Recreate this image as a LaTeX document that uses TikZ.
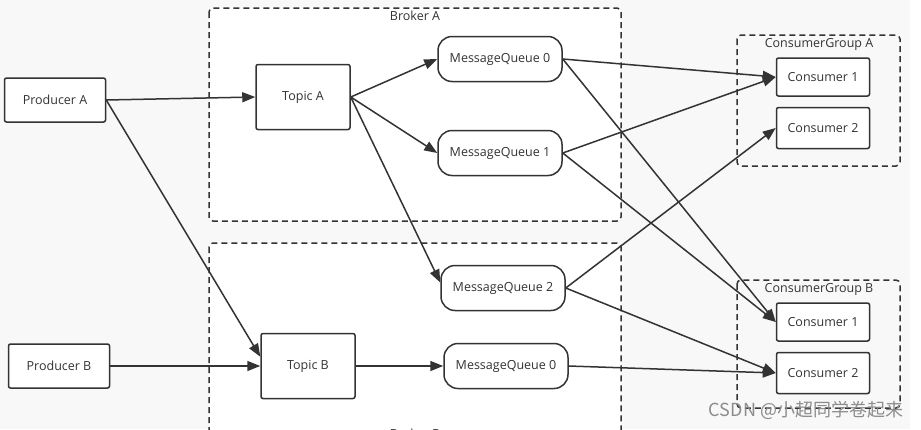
\documentclass[tikz,border=0pt]{standalone}
\usepackage{fontspec}
\setmainfont{Open Sans}
\newfontfamily\cjk{Noto Sans CJK SC}
\usetikzlibrary{arrows.meta}

\definecolor{ink}{HTML}{333333}
\definecolor{paper}{HTML}{F8F8F8}

\tikzset{
  box/.style={draw=ink, line width=1.5pt, fill=white, rounded corners=2pt, inner sep=0pt, text=ink, font=\fontsize{12.5}{15}\selectfont},
  prod/.style={box, minimum width=101pt, minimum height=44pt},
  topic/.style={box, minimum width=94pt, minimum height=65pt},
  queue/.style={box, rounded corners=14pt, minimum width=124pt, minimum height=45pt},
  consumer/.style={box, minimum width=93pt, minimum height=38pt},
  group/.style={draw=ink, line width=1.5pt, dash pattern=on 6pt off 4pt, rounded corners=4pt},
  grouplabel/.style={text=ink, font=\fontsize{12.5}{15}\selectfont, inner sep=0pt},
  link/.style={draw=ink, line width=1.5pt, -{Triangle[length=13pt,width=10pt]}}
}

\begin{document}
\begin{tikzpicture}[x=1pt, y=-1pt]

\clip (0,0) rectangle (921,429);
\fill[paper] (0,0) rectangle (910,429);

% brokers and groups
\draw[group, fill=white] (209,8) rectangle (621,221);
\node[grouplabel] (bka) at (415,16) {Broker A};
\draw[group, fill=white] (209,243) rectangle (621,450);
\node[grouplabel] (bkb) at (415,434) {Broker B};

\draw[group] (737,35) rectangle (900,166);
\node[grouplabel] (cga) at (819,44) {ConsumerGroup A};
\draw[group] (737,280) rectangle (900,408);
\node[grouplabel] (cgb) at (819,289) {ConsumerGroup B};

% producers and topics
\node[prod] (pa) at (55,100) {Producer A};
\node[prod] (pb) at (59,366) {Producer B};
\node[topic] (ta) at (303,97) {Topic A};
\node[topic] (tb) at (308,366) {Topic B};

% queues
\node[queue] (qa0) at (500,59) {MessageQueue 0};
\node[queue] (qa1) at (500,153) {MessageQueue 1};
\node[queue] (qa2) at (503,288) {MessageQueue 2};
\node[queue] (qb0) at (506,366) {MessageQueue 0};

% consumers
\foreach \g/\y in {a/77, b/322}
{
	\node[consumer] (c1\g) at (823,\y) {Consumer 1};
	\node[consumer, minimum height=41pt] (c2\g) at (823,\y+51) {Consumer 2};
}

\foreach \s/\t in {pa.east/ta.west, pa.east/tb.169, pb.east/tb.west,
	ta.east/qa0.west, ta.east/qa1.west, ta.east/qa2.175, tb.east/qb0.west,
	qa0.east/c1a.west, qa0.east/c1b.west, qa1.east/c1a.west, qa1.east/c1b.west,
	qa2.east/c2a.west, qa2.east/c2b.west, qb0.east/c2b.west}
	\draw[link] (\s) -- (\t);

\node[text=black!45, font=\cjk\fontsize{18}{20}\selectfont, inner sep=0pt] (mark) at (806,410) {CSDN @小超同学卷起来};

\end{tikzpicture}
\end{document}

※ ※ ※

_Work to complete:_ Your task is to restate word for word the lines from the top of the data to the line containing "(0,0) rectangle (910,429);", both ends included, with every picture left out.

_Answer to this exercise:_
Recreate this image as a LaTeX document that uses TikZ.
\documentclass[tikz,border=0pt]{standalone}
\usepackage{fontspec}
\setmainfont{Open Sans}
\newfontfamily\cjk{Noto Sans CJK SC}
\usetikzlibrary{arrows.meta}

\definecolor{ink}{HTML}{333333}
\definecolor{paper}{HTML}{F8F8F8}

\tikzset{
  box/.style={draw=ink, line width=1.5pt, fill=white, rounded corners=2pt, inner sep=0pt, text=ink, font=\fontsize{12.5}{15}\selectfont},
  prod/.style={box, minimum width=101pt, minimum height=44pt},
  topic/.style={box, minimum width=94pt, minimum height=65pt},
  queue/.style={box, rounded corners=14pt, minimum width=124pt, minimum height=45pt},
  consumer/.style={box, minimum width=93pt, minimum height=38pt},
  group/.style={draw=ink, line width=1.5pt, dash pattern=on 6pt off 4pt, rounded corners=4pt},
  grouplabel/.style={text=ink, font=\fontsize{12.5}{15}\selectfont, inner sep=0pt},
  link/.style={draw=ink, line width=1.5pt, -{Triangle[length=13pt,width=10pt]}}
}

\begin{document}
\begin{tikzpicture}[x=1pt, y=-1pt]

\clip (0,0) rectangle (921,429);
\fill[paper] (0,0) rectangle (910,429);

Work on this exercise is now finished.